Posts: 12 | Location: Carlyle, IL USA | Registered: 02 October 2001
Has anyone heard Radiohead's Amnesiac album? The special edition CD looks like a book, and in the front cover there's a fake library card that says "F 451," and there are pictures of books and buildings burning. I don't have the album, so I haven't looked into the lyrics or anything, but I thought the Bradbury reference was interesting.
Posts: 1 | Location: Harrisonburg, VA, USA | Registered: 09 March 2002
Sorry to be so unspecific, but I think George R. R. Martin is also a fan. I remember that he had a Bradbury reference in his story collection "A Song for Lya." I don't remember the story, but I think - and I'm reaching slightly here - that he had a city on Mars named "Bradbury."
Posts: 110 | Location: Cape Town, South Africa | Registered: 29 December 2001
My kids watch Disneys series "Honey I Shrunk The Kids". I listen/watch sometimes with them. In one episode the Zalinski son is being picked on by some school bullies in the hall at school. When a shadow falls acrossed him in front of his locker with out looking back he states "by the pricking of my thumbs something stupid this way comes" I knew exactly where that had come from, and laughed out loud!!!
Originally posted by dblethnk: Has anyone heard Radiohead's Amnesiac album? The special edition CD looks like a book, and in the front cover there's a fake library card that says "F 451," and there are pictures of books and buildings burning. I don't have the album, so I haven't looked into the lyrics or anything, but I thought the Bradbury reference was interesting.
Dblethnk: That's really interesting, considering I'm somewhat of a Radiohead fan; I'll certainly have to get that album now!

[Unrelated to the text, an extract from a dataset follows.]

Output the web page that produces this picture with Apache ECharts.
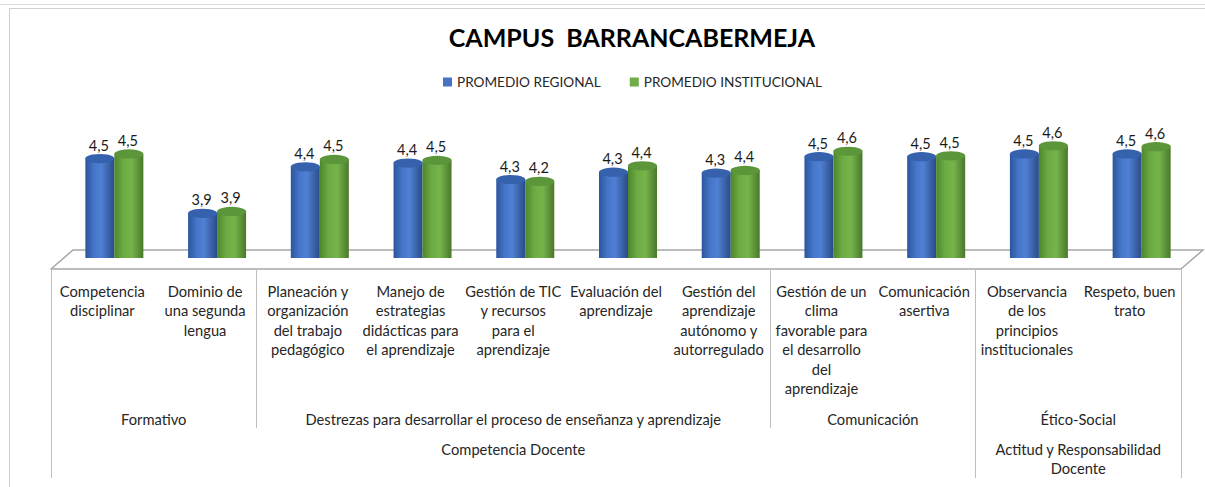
<!DOCTYPE html>
<html>
<head>
<meta charset="utf-8">
<title>Campus Barrancabermeja</title>
<script src="https://cdn.jsdelivr.net/npm/echarts@6/dist/echarts.min.js"></script>
<style>
  html, body { margin: 0; padding: 0; background: #fff; }
  #chart { width: 1205px; height: 487px; }
</style>
</head>
<body>
<div id="chart"></div>
<script>
// categories (line breaks as in the original)
const categories = [
  'Competencia\ndisciplinar',
  'Dominio de\nuna segunda\nlengua',
  'Planeación y\norganización\ndel trabajo\npedagógico',
  'Manejo de\nestrategias\ndidácticas para\nel aprendizaje',
  'Gestión de TIC\ny recursos\npara el\naprendizaje',
  'Evaluación del\naprendizaje',
  'Gestión del\naprendizaje\nautónomo y\nautorregulado',
  'Gestión de un\nclima\nfavorable para\nel desarrollo\ndel\naprendizaje',
  'Comunicación\nasertiva',
  'Observancia\nde los\nprincipios\ninstitucionales',
  'Respeto, buen\ntrato'
];
const regional      = [4.49, 3.89, 4.40, 4.44, 4.26, 4.34, 4.33, 4.51, 4.51, 4.54, 4.54];
const institucional = [4.54, 3.91, 4.48, 4.47, 4.24, 4.41, 4.36, 4.57, 4.52, 4.63, 4.62];

// second and third level of the category axis: [name, number of categories]
const groups = [
  ['Formativo', 2],
  ['Destrezas para desarrollar el proceso de enseñanza y aprendizaje', 5],
  ['Comunicación', 2],
  ['Ético-Social', 2]
];
const areas = [
  ['Competencia Docente', 9],
  ['Actitud y Responsabilidad\nDocente', 2]
];

const seriesNames = ['PROMEDIO REGIONAL', 'PROMEDIO INSTITUCIONAL'];

// half-category slots so that a label can sit in the middle of any span
function spanAxis(items) {
  const data = new Array(2 * categories.length + 1).fill('');
  const bounds = [];
  let start = 0;
  items.forEach(([name, span]) => {
    data[2 * start + span] = name;
    bounds.push(2 * start, 2 * (start + span));
    start += span;
  });
  return { data, bounds };
}
const lvl2 = spanAxis(groups);
const lvl3 = spanAxis(areas);

const FONT = 'Lato';
const AXIS_FS = 14.7;
const BAR_W = 29;

function grad(stops) {
  return {
    type: 'linear', x: 0, y: 0, x2: 1, y2: 0,
    colorStops: stops.map(s => ({ offset: s[0], color: s[1] }))
  };
}
const blueBody = grad([[0, '#2b559e'], [0.3, '#4676c9'], [0.55, '#4f80d3'], [1, '#2a4b88']]);
const greenBody = grad([[0, '#4d862c'], [0.3, '#6caa43'], [0.6, '#76b44b'], [1, '#4a782b']]);

let chart = echarts.init(document.getElementById('chart'), null, { renderer: 'svg' });

let labelFmt = p => p.value.toFixed(1).replace('.', ',');

function body(name, data, color) {
  return {
    name: name,
    type: 'bar',
    xAxisIndex: 0,
    yAxisIndex: 0,
    barWidth: BAR_W,
    barGap: '0%',
    data: data,
    itemStyle: { color: color },
    label: {
      show: true,
      position: 'top',
      distance: 6,
      offset: [-1, 0],
      formatter: labelFmt,
      fontFamily: FONT,
      fontSize: 14.5,
      color: '#1a1a1a'
    },
    z: 2
  };
}

function cap(name, data, color, dx, atStart) {
  return {
    name: name,
    type: 'pictorialBar',
    xAxisIndex: 0,
    yAxisIndex: 0,
    symbol: 'circle',
    symbolSize: [BAR_W, 9],
    symbolPosition: atStart ? 'start' : 'end',
    symbolOffset: [dx, atStart ? '50%' : '-50%'],
    barWidth: BAR_W,
    barGap: '-100%',
    data: data,
    itemStyle: { color: color },
    silent: true,
    z: atStart ? 1 : 3
  };
}

function levelAxis(level, margin, tickLen) {
  return {
    type: 'category', gridIndex: 1, position: 'bottom', boundaryGap: false, data: level.data,
    axisLine: { show: false },
    axisTick: {
      show: true, length: tickLen,
      interval: idx => level.bounds.includes(idx),
      lineStyle: { color: '#bfbfbf' }
    },
    axisLabel: {
      interval: 0, margin: margin, lineHeight: 19.5,
      fontFamily: FONT, fontSize: AXIS_FS, color: '#262626'
    }
  };
}

let option = {
  animation: false,
  backgroundColor: '#fff',
  title: {
    text: 'CAMPUS  BARRANCABERMEJA',
    left: 627,
    top: 19,
    textAlign: 'center',
    textStyle: { fontFamily: FONT, fontWeight: 'bold', fontSize: 25, color: '#000' }
  },
  legend: {
    left: 438,
    top: 70,
    icon: 'rect',
    itemWidth: 9,
    itemHeight: 9,
    itemGap: 29,
    textStyle: { fontFamily: FONT, fontSize: 13.6, color: '#262626' },
    data: [
      { name: seriesNames[0], itemStyle: { color: '#4472c4' } },
      { name: seriesNames[1], itemStyle: { color: '#70ad47' } }
    ]
  },
  grid: [
    // bars, pushed back and to the right like the 3D plot
    { left: 63, right: 12, top: 112, bottom: 229, outerBoundsMode: 'none' },
    // the category axis at the front edge of the floor
    { left: 51, right: 24, top: 112, bottom: 218, outerBoundsMode: 'none' }
  ],
  xAxis: [
    { type: 'category', gridIndex: 0, data: categories, show: false },
    {
      type: 'category', gridIndex: 1, position: 'bottom', data: categories,
      axisLine: { show: true, lineStyle: { color: '#a6a6a6', width: 1.5 } },
      axisTick: { show: false },
      axisLabel: {
        interval: 0, margin: 12, lineHeight: 19.5,
        fontFamily: FONT, fontSize: AXIS_FS, color: '#262626'
      }
    },
    levelAxis(lvl2, 140, 159),
    levelAxis(lvl3, 170, 209)
  ],
  yAxis: [
    { type: 'value', gridIndex: 0, min: 3.4, max: 5.0, show: false },
    { type: 'value', gridIndex: 1, show: false }
  ],
  graphic: [
    // spreadsheet gridline and chart frame
    { type: 'line', shape: { x1: 0, y1: 4.5, x2: 1205, y2: 4.5 }, style: { stroke: '#dcdcdc' }, z: -10 },
    { type: 'line', shape: { x1: 9.5, y1: 8, x2: 9.5, y2: 487 }, style: { stroke: '#d0d0d0' }, z: -10 },
    { type: 'line', shape: { x1: 9, y1: 8.5, x2: 1205, y2: 8.5 }, style: { stroke: '#d0d0d0' }, z: -10 },
    // floor of the 3D plot
    {
      type: 'polyline',
      shape: { points: [[51, 269], [73, 250], [1203, 250], [1181, 269]] },
      style: { stroke: '#a6a6a6', lineWidth: 1.5, fill: null },
      z: -5
    }
  ],
  series: [
    cap('bottomR', regional, blueBody, -BAR_W / 2, true),
    cap('bottomI', institucional, greenBody, BAR_W / 2, true),
    body(seriesNames[0], regional, blueBody),
    body(seriesNames[1], institucional, greenBody),
    cap('topR', regional, '#3561ad', -BAR_W / 2, false),
    cap('topI', institucional, '#5c963a', BAR_W / 2, false)
  ]
};

chart.setOption(option);
</script>
</body>
</html>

Another intriguing musical reference comes with the band Duran Duran's first album put out in the early eighties: there's a song on there called "Sound of Thunder" and has the lyric "I'm the man who stepped off the path." Now how implicit is that? I had a chance to ask the lead singer about the connection and he said something like, "Nothing of the sort. It's about the man who starts World War III." What do you think -- would an artist or band be afraid to acknowledge something like this, fearful of any kind of legal ramifications?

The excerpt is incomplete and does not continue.